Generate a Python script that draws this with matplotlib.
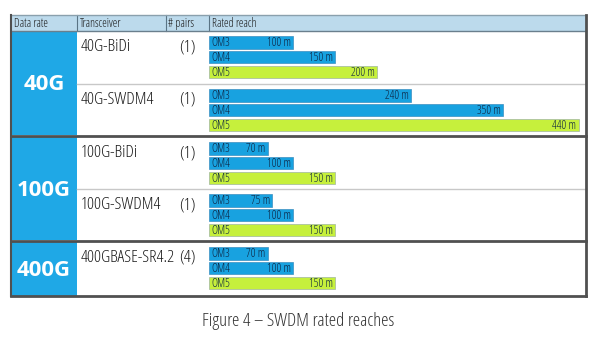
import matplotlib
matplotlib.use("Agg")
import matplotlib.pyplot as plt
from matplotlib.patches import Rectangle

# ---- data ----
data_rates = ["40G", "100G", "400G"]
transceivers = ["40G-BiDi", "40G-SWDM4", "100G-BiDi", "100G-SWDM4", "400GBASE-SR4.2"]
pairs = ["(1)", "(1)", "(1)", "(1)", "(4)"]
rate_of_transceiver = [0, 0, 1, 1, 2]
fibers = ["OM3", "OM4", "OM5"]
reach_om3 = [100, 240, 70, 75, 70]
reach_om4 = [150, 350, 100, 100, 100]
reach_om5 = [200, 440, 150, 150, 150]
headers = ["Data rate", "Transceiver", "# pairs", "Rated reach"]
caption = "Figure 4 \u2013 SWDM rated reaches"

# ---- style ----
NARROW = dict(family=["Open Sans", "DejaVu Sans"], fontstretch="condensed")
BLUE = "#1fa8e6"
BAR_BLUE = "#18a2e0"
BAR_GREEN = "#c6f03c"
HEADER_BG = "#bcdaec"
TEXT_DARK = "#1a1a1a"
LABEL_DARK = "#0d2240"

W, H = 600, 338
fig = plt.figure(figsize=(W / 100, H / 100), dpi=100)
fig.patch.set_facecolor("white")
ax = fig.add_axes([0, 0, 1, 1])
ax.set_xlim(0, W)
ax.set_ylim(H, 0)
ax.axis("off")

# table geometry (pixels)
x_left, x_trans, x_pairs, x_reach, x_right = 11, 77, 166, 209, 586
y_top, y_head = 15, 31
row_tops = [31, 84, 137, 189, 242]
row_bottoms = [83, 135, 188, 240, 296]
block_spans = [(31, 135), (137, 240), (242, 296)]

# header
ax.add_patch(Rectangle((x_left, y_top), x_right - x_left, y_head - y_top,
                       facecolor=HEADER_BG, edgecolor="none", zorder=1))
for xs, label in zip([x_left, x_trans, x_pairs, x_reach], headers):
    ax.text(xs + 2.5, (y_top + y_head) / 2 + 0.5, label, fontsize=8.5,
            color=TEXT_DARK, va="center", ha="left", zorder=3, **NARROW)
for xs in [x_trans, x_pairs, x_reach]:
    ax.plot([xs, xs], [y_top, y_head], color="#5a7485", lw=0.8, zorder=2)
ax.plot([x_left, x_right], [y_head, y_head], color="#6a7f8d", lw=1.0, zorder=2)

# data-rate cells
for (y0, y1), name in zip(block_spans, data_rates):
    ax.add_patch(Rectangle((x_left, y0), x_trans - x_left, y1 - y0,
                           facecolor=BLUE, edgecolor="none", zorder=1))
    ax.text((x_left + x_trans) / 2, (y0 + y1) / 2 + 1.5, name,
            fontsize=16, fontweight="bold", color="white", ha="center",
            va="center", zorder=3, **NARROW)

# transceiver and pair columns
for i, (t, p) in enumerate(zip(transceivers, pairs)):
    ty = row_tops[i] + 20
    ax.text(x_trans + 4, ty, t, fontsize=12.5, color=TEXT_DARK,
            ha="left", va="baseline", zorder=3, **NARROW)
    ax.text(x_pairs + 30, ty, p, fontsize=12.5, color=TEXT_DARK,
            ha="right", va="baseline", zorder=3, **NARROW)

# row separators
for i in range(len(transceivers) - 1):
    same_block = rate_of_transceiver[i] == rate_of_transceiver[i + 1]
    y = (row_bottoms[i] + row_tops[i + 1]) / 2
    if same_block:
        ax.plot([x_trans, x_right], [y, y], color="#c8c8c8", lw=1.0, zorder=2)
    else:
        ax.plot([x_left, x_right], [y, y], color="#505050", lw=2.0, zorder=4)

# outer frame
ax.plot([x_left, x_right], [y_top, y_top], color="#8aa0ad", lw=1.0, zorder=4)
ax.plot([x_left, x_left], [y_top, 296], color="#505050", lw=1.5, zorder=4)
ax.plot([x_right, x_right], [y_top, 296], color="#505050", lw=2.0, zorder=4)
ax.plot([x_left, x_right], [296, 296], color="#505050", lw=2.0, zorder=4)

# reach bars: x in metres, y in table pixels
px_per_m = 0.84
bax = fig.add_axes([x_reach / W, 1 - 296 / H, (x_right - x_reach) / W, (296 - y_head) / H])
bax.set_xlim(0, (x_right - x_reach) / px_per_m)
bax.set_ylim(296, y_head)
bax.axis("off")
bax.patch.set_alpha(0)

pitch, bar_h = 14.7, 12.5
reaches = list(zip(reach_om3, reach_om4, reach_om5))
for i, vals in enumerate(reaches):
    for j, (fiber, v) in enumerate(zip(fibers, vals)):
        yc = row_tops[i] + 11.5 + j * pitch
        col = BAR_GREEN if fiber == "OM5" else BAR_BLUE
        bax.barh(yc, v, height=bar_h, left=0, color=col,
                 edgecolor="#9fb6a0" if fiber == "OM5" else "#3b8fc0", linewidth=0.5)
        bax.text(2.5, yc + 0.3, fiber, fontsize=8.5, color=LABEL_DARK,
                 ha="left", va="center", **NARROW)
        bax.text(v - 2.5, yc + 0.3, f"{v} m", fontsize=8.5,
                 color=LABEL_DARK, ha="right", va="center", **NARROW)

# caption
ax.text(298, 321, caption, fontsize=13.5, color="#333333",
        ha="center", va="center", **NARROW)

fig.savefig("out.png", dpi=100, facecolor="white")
━━━━━━
Copy each line above precisely, dropping the pictures.

Written reply:
Generate a Python script that draws this with matplotlib.
import matplotlib
matplotlib.use("Agg")
import matplotlib.pyplot as plt
from matplotlib.patches import Rectangle

# ---- data ----
data_rates = ["40G", "100G", "400G"]
transceivers = ["40G-BiDi", "40G-SWDM4", "100G-BiDi", "100G-SWDM4", "400GBASE-SR4.2"]
pairs = ["(1)", "(1)", "(1)", "(1)", "(4)"]
rate_of_transceiver = [0, 0, 1, 1, 2]
fibers = ["OM3", "OM4", "OM5"]
reach_om3 = [100, 240, 70, 75, 70]
reach_om4 = [150, 350, 100, 100, 100]
reach_om5 = [200, 440, 150, 150, 150]
headers = ["Data rate", "Transceiver", "# pairs", "Rated reach"]
caption = "Figure 4 \u2013 SWDM rated reaches"

# ---- style ----
NARROW = dict(family=["Open Sans", "DejaVu Sans"], fontstretch="condensed")
BLUE = "#1fa8e6"
BAR_BLUE = "#18a2e0"
BAR_GREEN = "#c6f03c"
HEADER_BG = "#bcdaec"
TEXT_DARK = "#1a1a1a"
LABEL_DARK = "#0d2240"

W, H = 600, 338
fig = plt.figure(figsize=(W / 100, H / 100), dpi=100)
fig.patch.set_facecolor("white")
ax = fig.add_axes([0, 0, 1, 1])
ax.set_xlim(0, W)
ax.set_ylim(H, 0)
ax.axis("off")

# table geometry (pixels)
x_left, x_trans, x_pairs, x_reach, x_right = 11, 77, 166, 209, 586
y_top, y_head = 15, 31
row_tops = [31, 84, 137, 189, 242]
row_bottoms = [83, 135, 188, 240, 296]
block_spans = [(31, 135), (137, 240), (242, 296)]

# header
ax.add_patch(Rectangle((x_left, y_top), x_right - x_left, y_head - y_top,
                       facecolor=HEADER_BG, edgecolor="none", zorder=1))
for xs, label in zip([x_left, x_trans, x_pairs, x_reach], headers):
    ax.text(xs + 2.5, (y_top + y_head) / 2 + 0.5, label, fontsize=8.5,
            color=TEXT_DARK, va="center", ha="left", zorder=3, **NARROW)
for xs in [x_trans, x_pairs, x_reach]:
    ax.plot([xs, xs], [y_top, y_head], color="#5a7485", lw=0.8, zorder=2)
ax.plot([x_left, x_right], [y_head, y_head], color="#6a7f8d", lw=1.0, zorder=2)

# data-rate cells
for (y0, y1), name in zip(block_spans, data_rates):
    ax.add_patch(Rectangle((x_left, y0), x_trans - x_left, y1 - y0,
                           facecolor=BLUE, edgecolor="none", zorder=1))
    ax.text((x_left + x_trans) / 2, (y0 + y1) / 2 + 1.5, name,
            fontsize=16, fontweight="bold", color="white", ha="center",
            va="center", zorder=3, **NARROW)

# transceiver and pair columns
for i, (t, p) in enumerate(zip(transceivers, pairs)):
    ty = row_tops[i] + 20
    ax.text(x_trans + 4, ty, t, fontsize=12.5, color=TEXT_DARK,
            ha="left", va="baseline", zorder=3, **NARROW)
    ax.text(x_pairs + 30, ty, p, fontsize=12.5, color=TEXT_DARK,
            ha="right", va="baseline", zorder=3, **NARROW)

# row separators
for i in range(len(transceivers) - 1):
    same_block = rate_of_transceiver[i] == rate_of_transceiver[i + 1]
    y = (row_bottoms[i] + row_tops[i + 1]) / 2
    if same_block:
        ax.plot([x_trans, x_right], [y, y], color="#c8c8c8", lw=1.0, zorder=2)
    else:
        ax.plot([x_left, x_right], [y, y], color="#505050", lw=2.0, zorder=4)

# outer frame
ax.plot([x_left, x_right], [y_top, y_top], color="#8aa0ad", lw=1.0, zorder=4)
ax.plot([x_left, x_left], [y_top, 296], color="#505050", lw=1.5, zorder=4)
ax.plot([x_right, x_right], [y_top, 296], color="#505050", lw=2.0, zorder=4)
ax.plot([x_left, x_right], [296, 296], color="#505050", lw=2.0, zorder=4)

# reach bars: x in metres, y in table pixels
px_per_m = 0.84
bax = fig.add_axes([x_reach / W, 1 - 296 / H, (x_right - x_reach) / W, (296 - y_head) / H])
bax.set_xlim(0, (x_right - x_reach) / px_per_m)
bax.set_ylim(296, y_head)
bax.axis("off")
bax.patch.set_alpha(0)

pitch, bar_h = 14.7, 12.5
reaches = list(zip(reach_om3, reach_om4, reach_om5))
for i, vals in enumerate(reaches):
    for j, (fiber, v) in enumerate(zip(fibers, vals)):
        yc = row_tops[i] + 11.5 + j * pitch
        col = BAR_GREEN if fiber == "OM5" else BAR_BLUE
        bax.barh(yc, v, height=bar_h, left=0, color=col,
                 edgecolor="#9fb6a0" if fiber == "OM5" else "#3b8fc0", linewidth=0.5)
        bax.text(2.5, yc + 0.3, fiber, fontsize=8.5, color=LABEL_DARK,
                 ha="left", va="center", **NARROW)
        bax.text(v - 2.5, yc + 0.3, f"{v} m", fontsize=8.5,
                 color=LABEL_DARK, ha="right", va="center", **NARROW)

# caption
ax.text(298, 321, caption, fontsize=13.5, color="#333333",
        ha="center", va="center", **NARROW)

fig.savefig("out.png", dpi=100, facecolor="white")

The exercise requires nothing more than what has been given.